De pronto Guerrero estaba entre nosotros. Había vuelto y para nuestra sorpresa, viniendo tan cargado a nuestros ojos de toda su leyenda de viajes y reconocimientos internacionales, carecía por completo de arrogancia, y era más accesible que muchos vanidosos coronados por una gloria estrictamente local. Guerrero, que había sido un modelo de artista moderno y de fugitivo de la ciudad y de España, resultó ser también un hombre que sabía volver y que sabía y quería escuchar a los que éramos mucho más jóvenes, sin que hubiera en él esa sombra corruptora del maestro que acoge a unos cuantos discípulos para recibir su halago y envanecerse en su cándida o interesada admiración. Guerrero tenía una naturalidad de clase trabajadora española fortalecida por el aprendizaje de la naturalidad americana, igual que hablaba con un deje granadino matizado por inflexiones del inglés de Nueva York. Los empleados del Auditorio Manuel de Falla, en el que yo le ayudé a montar alguna exposición, le llamaban afectuosamente "el maestro Guerrero", como si hablaran de un maestro carpintero o un maestro marmolista, y él tenía unas manos hermosas y fuertes de artesano. Como es habitual en España, algunas personas le tuvieron menos respeto del que merecía porque no era insolente.
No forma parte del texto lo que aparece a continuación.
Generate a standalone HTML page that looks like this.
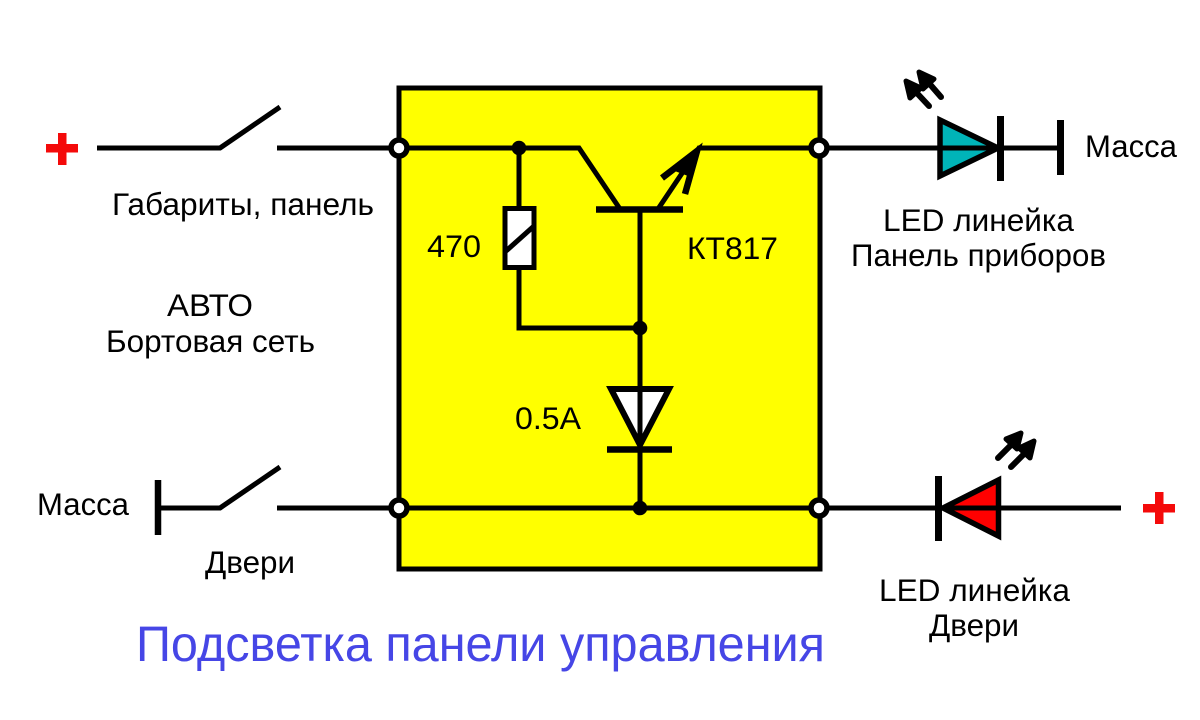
<!DOCTYPE html>
<html><head><meta charset="utf-8"><style>
html,body{margin:0;padding:0;background:#fff;width:1200px;height:720px;overflow:hidden}
svg{display:block}
text{font-family:"Liberation Sans","DejaVu Sans",sans-serif;font-size:31.5px;fill:#000}
</style></head><body>
<svg width="1200" height="720" viewBox="0 0 1200 720" xmlns="http://www.w3.org/2000/svg">
<rect width="1200" height="720" fill="#fff"/>
<rect x="399" y="88" width="421" height="481" fill="#ffff00" stroke="#000" stroke-width="5"/>
<g fill="none" stroke="#000" stroke-width="5" stroke-linecap="butt" stroke-linejoin="miter">
<!-- top left switch -->
<path d="M97 148H220L280 107" stroke-linejoin="round"/>
<path d="M277 148H399"/>
<!-- bottom left -->
<path d="M158 480V535" stroke-width="6.5"/>
<path d="M158 508H220L280 467" stroke-linejoin="round"/>
<path d="M277 508H399"/>
<!-- internal top -->
<path d="M399 148H579L620 209"/>
<path d="M658 209L699 148H820"/>
<path d="M596 209.500H683" stroke-width="6.500"/>
<path d="M640 209V508"/>
<path d="M519 148V208"/>
<path d="M519 268V328H640"/>
<rect x="505" y="208.500" width="29" height="59" fill="#fff" stroke-width="5"/>
<path d="M506 251L534 226" stroke-width="5"/>
<!-- emitter arrow -->
<path d="M662 178L697 151L685 194" stroke-width="6.500"/>
<!-- zener / diode -->
<path d="M611 389H669L640 445Z" fill="#fff" stroke-width="6"/>
<path d="M640 389V447"/>
<path d="M607 449.500H672" stroke-width="6.500"/>
<path d="M399 508H820"/>
<!-- top LED -->
<path d="M820 148H1060"/>
<path d="M940 120V176L998 148Z" fill="#00b4b8" stroke-width="5.500"/>
<path d="M940 148H1000"/>
<path d="M1000.500 116V181" stroke-width="7"/>
<path d="M1060.500 120V175" stroke-width="7"/>
<!-- bottom LED -->
<path d="M820 508H1121"/>
<path d="M998.500 480V536L943 508Z" fill="#ff0000" stroke-width="5.500"/>
<path d="M943 508H998"/>
<path d="M938.500 476V541" stroke-width="7"/>
</g>
<!-- arrow: main dark fill -->
<path d="M699 148L672 170L688 176Z" fill="#000"/>
<!-- dots -->
<circle cx="519" cy="148" r="7.300" fill="#000"/>
<circle cx="640" cy="328" r="7.300" fill="#000"/>
<circle cx="640" cy="508" r="7.300" fill="#000"/>
<!-- terminals -->
<g fill="#fff" stroke="#000" stroke-width="5.500">
<circle cx="399" cy="148" r="8"/>
<circle cx="819" cy="148" r="8"/>
<circle cx="399" cy="508" r="8"/>
<circle cx="819" cy="508" r="8"/>
</g>
<!-- red plus -->
<g fill="#f40a0a">
<rect x="46" y="144" width="32" height="8.500"/><rect x="58" y="133" width="8.500" height="32"/>
<rect x="1143" y="504" width="32" height="8.500"/><rect x="1155" y="492" width="8.500" height="32"/>
</g>
<!-- light arrows top -->
<g stroke="#000" stroke-width="6" fill="#000" stroke-linecap="round" stroke-linejoin="round">
<path d="M915 91L929 106"/><path d="M928 82L941 97"/>
<path d="M906 81L921 88L910 98Z" stroke-width="5"/>
<path d="M919 72L934 79L923 89Z" stroke-width="5"/>
<!-- light arrows bottom -->
<path d="M1012 444L998 458"/><path d="M1025 453L1011 467"/>
<path d="M1021 433L1017 449L1006 439Z" stroke-width="5"/>
<path d="M1034 441L1030 458L1019 448Z" stroke-width="5"/>
</g>
<!-- labels -->
<text x="112" y="215" textLength="262" lengthAdjust="spacingAndGlyphs">Габариты, панель</text>
<text x="167" y="316" textLength="86" lengthAdjust="spacingAndGlyphs">АВТО</text>
<text x="106" y="352" textLength="209" lengthAdjust="spacingAndGlyphs">Бортовая сеть</text>
<text x="37" y="515" textLength="92" lengthAdjust="spacingAndGlyphs">Масса</text>
<text x="205" y="573" textLength="90" lengthAdjust="spacingAndGlyphs">Двери</text>
<text x="427" y="257" textLength="54" lengthAdjust="spacingAndGlyphs">470</text>
<text x="687" y="259" textLength="91" lengthAdjust="spacingAndGlyphs">КТ817</text>
<text x="515" y="429" textLength="66" lengthAdjust="spacingAndGlyphs">0.5А</text>
<text x="1085" y="157" textLength="92" lengthAdjust="spacingAndGlyphs">Масса</text>
<text x="883" y="231" textLength="191" lengthAdjust="spacingAndGlyphs">LED линейка</text>
<text x="851" y="266" textLength="255" lengthAdjust="spacingAndGlyphs">Панель приборов</text>
<text x="879" y="601" textLength="191" lengthAdjust="spacingAndGlyphs">LED линейка</text>
<text x="929" y="636" textLength="90" lengthAdjust="spacingAndGlyphs">Двери</text>
<text x="136" y="661" textLength="689" lengthAdjust="spacingAndGlyphs" style="font-size:50px;fill:#4646e6">Подсветка панели управления</text>
</svg>
</body></html>
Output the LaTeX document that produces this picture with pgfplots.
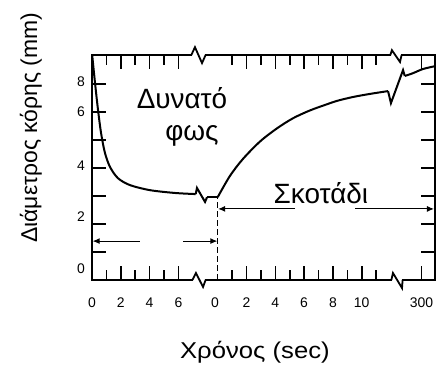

La misma generosidad que tuvo con los que nos acercábamos a él en aquellos tiempos la mostró a la hora de ceder su legado, y en ese propósito fue secundado por su mujer y sus hijos. José Guerrero quería que una parte sustancial de su obra pudiera quedarse en Granada, pero también quería que sirviera no tanto de monumento a su memoria como de escuela y de revulsivo para la gente joven con vocación de aprender. Él se acordaba de su formación precaria como artista, en la vieja Escuela de Artes y Oficios, y del consejo que le había dado Federico García Lorca, al enterarse de que era alumno del untuoso pintor academicista y orientalista Gabriel Morcillo: "¡Tira los pinceles y vete de Granada!". Para formarse, un artista joven necesita modelos de primera magnitud que le abran los ojos a su tiempo. Guerrero quería que si sus cuadros estaban en Granada sirvieran para establecer un diálogo con el arte de sus contemporáneos y con el que fuera surgiendo del mismo impulso de descubrimiento que lo había alimentado y guiado a él. Quería, en el fondo, que aquel instinto de curiosidad y conversación que a nosotros nos había hechizado lo continuara su obra cuando él estuviera muerto.
Durante diez años, el Centro José Guerrero de Granada ha cumplido esa tarea. Todo el país está lleno de ampulosos museos regionales y comarcales de arte contemporáneo que tienden a carecer de contenido y de norte, entre otras cosas porque no hay en el mundo entero creatividad suficiente como para llenar tantas salas. El centro José Guerrero tiene las dimensiones justas y ocupa el lugar exacto, no sólo físicamente. Emerge como una sorpresa de alta dignidad visual y ascetismo moderno en los recovecos morunos de la Granada más turística. A espaldas de los muros poderosos de la catedral y la Capilla Real y rodeado de tiendas de souvenirs donde lo mismo se compra una fuente de los Leones de plástico que una muñeca flamenca o un sombrero mexicano, el Centro José Guerrero esconde muy granadinamente sus tesoros, en un viejo edificio que fue el del periódico Patria, rehabilitado con un talento plástico que es más refinado porque no quiere llamar la atención sobre el trabajo de los arquitectos que lo hicieron, sino sobre los cuadros mismos que acoge. En esos muros el universo visual de José Guerrero resalta de una manera poderosa: su sentido rotundo de la composición, el vigor de una gestualidad aprendida donde había que aprenderla hacia los años cincuenta, en el Nueva York de Pollock, de Kline, de Motherwell, de Rothko.
Al cabo de diez años de trabajo riguroso, de presencia discreta y fértil en una ciudad en la que si algo no abunda es el gran arte internacional del último medio siglo, el Centro José Guerrero afronta no una celebración, sino una crisis. Tal vez porque ha funcionado admirablemente, las autoridades de la Diputación Provincial, de la que depende, han decidido que van a disolverlo en una confusa Fundación Granadina de Arte Contemporáneo, de la que hasta ahora lo único que se sabe es que no cuenta con ninguna credencial técnica ni con la aprobación de los hijos de José Guerrero, que cedieron sin contrapartidas hace diez años lo que era su patrimonio personal para cumplir la voluntad expresada por su padre, y que ahora están recibiendo a cambio no sólo ingratitud sino insinuaciones calumniosas. En España hay muchos escándalos que se mantienen en silencio, y uno de ellos es el mangoneo político en asuntos culturales. A los extranjeros les cuesta mucho entender que la naturaleza de un museo o su línea de exposiciones dependan de la voluntad o del capricho del poder político. José Guerrero quiso volver a Granada y que su obra permaneciera en la ciudad cuando él ya no estuviese. Ahora las autoridades provinciales, en nombre de no se sabe qué enjuagues políticos, parecen resueltas a expulsarlo o al menos a tergiversar gravemente su legado y su testamento. El José Guerrero que nosotros conocimos no se merece ese trato.